SCENE & HEARD: NHL ice guru Dan Craig, who carries the more formal title of senior director of facilities operations, said he welcomes the challenge of multiple outdoor games next season, including the one at Dodger Stadium. “I look at it like a hockey player,” Craig said while watching the second period of Game 4 at rink level. “If your team is on a 5-on-3 penalty kill, and the coach taps you on the shoulder, you don’t wave him off. You go in and do everything you can. We can handle six stadium games.” … Jim Haskins, NHL group vice president, consumer products licensing, projected that merchandise sales for the this year’s Final would at least triple sales from last year’s Los Angeles-New Jersey Final. “The biggest reason is the obvious one: Two big markets with huge fan bases,” Haskins said. “With the finals starting later than usual, our retailers were also able to make a lot of sales around Father’s Day.” … MeiGray Group President Barry Meisel said all 40 of the Bruins jerseys worn during the Final that his company put up for sale at the start of the series were sold out within 48 hours. Meisel sold the jerseys to his regular base of collectors without opening bidding online to the general public because he was satisfied by the prices.
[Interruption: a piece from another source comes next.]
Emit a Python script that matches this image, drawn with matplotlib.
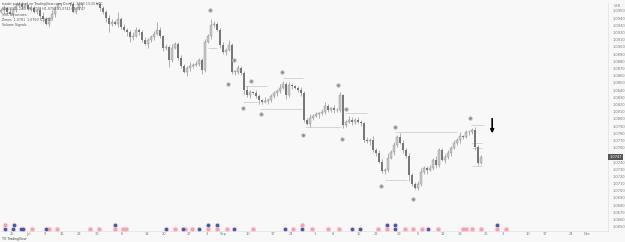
import numpy as np
import matplotlib.pyplot as plt
from matplotlib.transforms import blended_transform_factory

# price data (close per candle)
first_open = 1.0949
closes = [
    1.0951, 1.0954, 1.0949, 1.0946, 1.0951, 1.0957, 1.0960, 1.0956, 1.0958, 1.0953,
    1.0954, 1.0949, 1.0951, 1.0943, 1.0938, 1.0932, 1.0940, 1.0946, 1.0954, 1.0960,
    1.0968, 1.0974, 1.0971, 1.0960, 1.0949, 1.0954, 1.0960, 1.0968, 1.0974, 1.0976,
    1.0971, 1.0968, 1.0960, 1.0954, 1.0949, 1.0940, 1.0932, 1.0935, 1.0932, 1.0938,
    1.0928, 1.0924, 1.0920, 1.0913, 1.0915, 1.0924, 1.0920, 1.0910, 1.0904, 1.0910,
    1.0914, 1.0918, 1.0924, 1.0915, 1.0899, 1.0900, 1.0882, 1.0899, 1.0904, 1.0885,
    1.0874, 1.0865, 1.0870, 1.0874, 1.0875, 1.0876, 1.0882, 1.0868, 1.0907, 1.0915,
    1.0931, 1.0932, 1.0924, 1.0903, 1.0893, 1.0896, 1.0903, 1.0865, 1.0865, 1.0871,
    1.0863, 1.0840, 1.0833, 1.0837, 1.0836, 1.0832, 1.0826, 1.0824, 1.0825, 1.0826,
    1.0831, 1.0836, 1.0839, 1.0843, 1.0849, 1.0833, 1.0847, 1.0845, 1.0843, 1.0840,
    1.0836, 1.0799, 1.0793, 1.0801, 1.0804, 1.0806, 1.0808, 1.0810, 1.0818, 1.0812,
    1.0815, 1.0812, 1.0812, 1.0833, 1.0792, 1.0796, 1.0799, 1.0796, 1.0799, 1.0796,
    1.0794, 1.0771, 1.0769, 1.0771, 1.0757, 1.0753, 1.0740, 1.0728, 1.0729, 1.0746,
    1.0754, 1.0764, 1.0775, 1.0767, 1.0757, 1.0749, 1.0722, 1.0710, 1.0704, 1.0710,
    1.0726, 1.0732, 1.0729, 1.0732, 1.0743, 1.0736, 1.0757, 1.0743, 1.0747, 1.0753,
    1.0760, 1.0767, 1.0771, 1.0776, 1.0775, 1.0781, 1.0782, 1.0785, 1.0761, 1.0739,
    1.0747,
]
# wick lengths in pips
upper_wick = [
    3, 4, 2, 5, 3, 4, 2, 3, 5, 2, 4, 3, 2, 4, 6, 3, 2, 5, 3, 4,
    3, 2, 4, 3, 5, 2, 3, 4, 2, 3, 4, 2, 3, 5, 3, 2, 4, 3, 2, 11,
    3, 4, 2, 3, 5, 3, 2, 4, 3, 2, 3, 4, 10, 3, 2, 4, 3, 5, 2, 3,
    4, 2, 3, 5, 3, 4, 2, 3, 4, 3, 7, 4, 3, 2, 4, 3, 7, 2, 3, 4,
    2, 3, 5, 3, 2, 4, 3, 2, 5, 3, 4, 2, 3, 6, 3, 2, 4, 3, 2, 3,
    4, 3, 2, 5, 3, 4, 2, 3, 6, 3, 2, 4, 3, 4, 2, 3, 5, 3, 2, 4,
    3, 2, 4, 3, 5, 2, 3, 4, 2, 6, 3, 4, 2, 5, 3, 2, 4, 3, 2, 3,
    5, 3, 2, 4, 3, 6, 2, 3, 4, 3, 2, 4, 3, 5, 2, 4, 3, 2, 4, 3,
    3,
]
lower_wick = [
    2, 4, 3, 2, 5, 3, 2, 4, 3, 2, 3, 2, 4, 6, 3, 2, 4, 3, 5, 2,
    3, 4, 2, 3, 2, 4, 3, 5, 2, 3, 4, 3, 2, 4, 3, 5, 12, 3, 2, 4,
    3, 2, 5, 6, 3, 2, 4, 3, 2, 5, 3, 4, 2, 3, 5, 4, 10, 3, 2, 4,
    3, 2, 5, 3, 4, 2, 3, 6, 3, 2, 4, 3, 2, 5, 3, 4, 2, 3, 4, 3,
    2, 5, 3, 4, 2, 3, 6, 3, 2, 4, 3, 2, 4, 3, 2, 6, 3, 4, 2, 3,
    5, 3, 2, 4, 3, 2, 5, 3, 4, 2, 3, 4, 2, 3, 5, 3, 2, 4, 3, 2,
    4, 3, 2, 5, 3, 4, 2, 3, 5, 3, 2, 4, 3, 2, 4, 3, 8, 4, 2, 3,
    4, 3, 5, 2, 3, 4, 3, 2, 5, 3, 4, 2, 3, 5, 3, 2, 4, 3, 5, 3,
    2,
]

# swing point markers
pivot_idx = [69.7, 77.7, 75.7, 83.3, 80.7, 86.7, 93.7, 100.7, 112.3, 115.0,
             113.7, 131.3, 126.7, 156.3, 137.3]
pivot_price = [1.0951, 1.0882, 1.0849, 1.0853, 1.0815, 1.0806, 1.0865, 1.0778, 1.0847, 1.0814,
               1.0772, 1.0789, 1.0706, 1.0801, 1.0689]

# horizontal range lines
level_start = [69.0, 80.7, 80.7, 86.3, 94.0, 101.3, 114.7, 131.3, 128.0, 156.7, 157.0, 157.0, 157.0]
level_end = [72.0, 88.7, 85.7, 100.3, 100.7, 113.0, 122.0, 152.0, 135.3, 161.0, 160.3, 160.3, 160.3]
level_price = [1.0899, 1.0846, 1.0824, 1.0814, 1.0856, 1.0788, 1.0808, 1.0781, 1.0715, 1.0792,
               1.0767, 1.0760, 1.0735]

# signal dots at the bottom of the pane
low_blue = [1.5, 4.0, 6.7, 7.3, 15.0, 55.0, 60.5, 66.0, 77.5, 94.7, 100.3, 117.0, 119.7, 131.3, 142.3]
low_pink = [10.3, 16.0, 18.7, 29.7, 32.7, 38.0, 40.7, 41.7, 58.0, 61.3, 63.7, 69.0, 72.0, 75.3,
            84.0, 97.3, 103.7, 109.0, 112.7, 125.7, 128.7, 134.7, 137.3, 140.3, 145.7, 154.0,
            155.0, 157.0, 160.0, 165.3, 168.3]
up_blue = [4.3, 38.0, 69.0, 72.0, 128.7, 131.3, 165.3]
up_pink = [1.5, 100.3]

xtick_pos = [3.7, 9.0, 14.7, 20.3, 26.0, 32.0, 40.3, 48.7, 54.3, 62.7, 68.7, 74.0, 82.3, 90.7, 96.7,
             104.7, 110.7, 119.3, 125.0, 132.7, 139.0, 147.3, 153.0, 161.7, 167.3, 175.7, 181.3,
             190.0, 195.3]
xtick_labels = ['25', 'Jul', '9', '16', '23', '30', '6', '13', '20', '27', '3', 'Sep', '10', '17',
                '24', '1', '8', '15', '22', '29', '5', '12', '19', '26', '3', '10', '17', '24', 'Dec']

price_ticks = np.arange(1.0650, 1.09501, 0.0010)

bg = '#f8f8f8'
fig = plt.figure(figsize=(6.25, 2.42), dpi=100, facecolor=bg)
ax = fig.add_axes([0, 0.045, 0.9728, 0.943])
ax.set_facecolor(bg)

closes = np.array(closes)
opens = np.concatenate(([first_open], closes[:-1]))
idx = np.arange(len(closes))
hi = np.maximum(opens, closes) + np.array(upper_wick) * 0.0001
lo = np.minimum(opens, closes) - np.array(lower_wick) * 0.0001
up = closes >= opens
bottom = np.minimum(opens, closes)
height = np.maximum(np.abs(closes - opens), 0.00008)

for s, e, p in zip(level_start, level_end, level_price):
    ax.hlines(p, s, e, color='#c6c6c6', lw=0.5, zorder=1)

ax.vlines(idx, lo, hi, color='#939393', lw=0.5, zorder=2)
ax.bar(idx[up], height[up], bottom=bottom[up], width=0.6, color='#c8c8c8',
       edgecolor='#909090', lw=0.3, zorder=3)
ax.bar(idx[~up], height[~up], bottom=bottom[~up], width=0.6, color='#777777',
       lw=0, zorder=3)

ax.scatter(pivot_idx, pivot_price, s=7, color='#8e8e8e', edgecolor='#cfcfcf',
           lw=0.6, zorder=4)

# signal dots in axes-fraction y
tr = ax.get_xaxis_transform()
for xs, yv, col in [(low_pink, 0.009, '#f3a2b2'), (low_blue, 0.009, '#3b5ca6'),
                    (up_pink, 0.027, '#f3a2b2'), (up_blue, 0.027, '#3b5ca6')]:
    ax.scatter(xs, [yv] * len(xs), s=16, color='#fbd3db', lw=0, transform=tr, zorder=4)
    ax.scatter(xs, [yv] * len(xs), s=7, color=col, lw=0, transform=tr, zorder=5)

ax.annotate('', xy=(163.7, 1.0776), xytext=(163.7, 1.0804),
            arrowprops=dict(arrowstyle='-|>', color='black', lw=1.2, mutation_scale=5))

ax.set_xlim(-0.33, 202.3)
ax.set_ylim(1.0644, 1.0961)

# the last-price tag sits on top of the nearest scale label, as in the reference
ylabels = ['' if abs(v - closes[-1]) < 0.0005 else '%.4f' % v for v in price_ticks]
ax.yaxis.tick_right()
ax.set_yticks(price_ticks)
ax.set_yticklabels(ylabels)
ax.tick_params(axis='y', length=0, labelsize=2.6, labelcolor='#7a7a7a', pad=3)
ax.set_xticks(xtick_pos)
ax.set_xticklabels(xtick_labels)
ax.tick_params(axis='x', length=0, labelsize=2.6, labelcolor='#7a7a7a', pad=1)
for side in ['top', 'left']:
    ax.spines[side].set_visible(False)
for side in ['right', 'bottom']:
    ax.spines[side].set_color('#e2e2e2')
    ax.spines[side].set_linewidth(0.5)

# last price tag
tr_y = blended_transform_factory(ax.transAxes, ax.transData)
ax.text(1.002, closes[-1], '%.4f' % closes[-1], transform=tr_y, fontsize=2.6, color='white',
        va='center', ha='left', bbox=dict(boxstyle='square,pad=0.3', fc='#555555', ec='none'))
fig.text(0.982, 0.972, 'USD', fontsize=2.4, color='#7a7a7a', ha='left')

# header / footer text
hdr = ['trader published on TradingView.com, Dec 21, 2023 13:25 UTC',
       'EUR/USD, 240  O1.0746 H1.0752 L1.0741 C1.0747',
       'SMC Structures',
       'Zones  1.0781  1.0760  1.0735',
       'Volume Signals']
for k, line in enumerate(hdr):
    fig.text(0.003, 0.992 - k * 0.022, line, fontsize=2.3, color='#555555', va='top')
fig.text(0.003, 0.004, 'TV TradingView', fontsize=2.3, color='#444444', va='bottom')

fig.savefig('out.png', dpi=100, facecolor=bg)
Goaltender Tuukka Rask’s jersey went for the highest price, at $6,500, presumably from a bidder betting that the goalie would win the Conn Smythe Trophy as playoff MVP. Jaromir Jagr’s went for $6,000. In total, the 40 jerseys — 20 worn at home, 20 in Chicago — were sold for more than $100,000. MeiGray, which does not work with the Blackhawks, has deals with nine NHL teams to sell their game-worn jerseys.